Simple, In Theory
Ezra Klein argues that "the best way to solve your deficit problems is simple, at least in theory: Increase how fast your economy is growing." Douthat thinks this "argument is correct, but it’s also potentially dangerous ... because it’s a line of thinking that can persuade politicians that their favored stimulative policies — whether tax cuts, spending increases, or some combination thereof — will turn out to be a free lunch ..." He elaborates:
As liberals have enjoyed pointing out, Bush’s first term policies amounted to a kind of right-wing Keynesianism — and as of 2006 or so, the administration could credibly argue that its unfunded tax cuts and spending increases, while budget-busting in the short term, had played some role in pulling the economy up out of its post-Internet-bubble, post-9/11 doldrums.
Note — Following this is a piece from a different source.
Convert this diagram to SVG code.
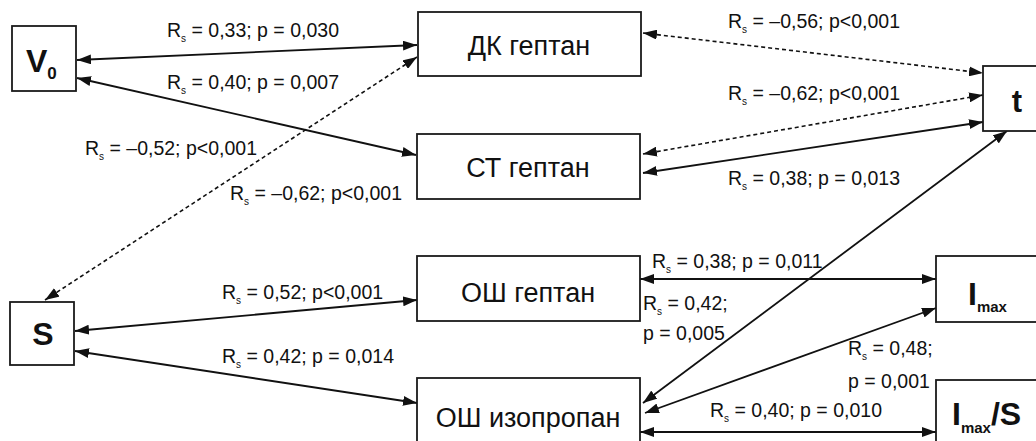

Yes, they’d piled up debt for a few years, but the important thing was that the economy was growing (not that quickly, but what wouldn’t we give for Bush-era growth rates today?), which in turn was gradually bringing the budget back into balance and laying the necessary foundation for future deficit reduction.
I don’t think that argument looks nearly as credible today. Which is why I’m cautiously optimistic that the Cameron government is taking the right course in Britain — and somewhat more pessimistic about America’s capacity to follow suit.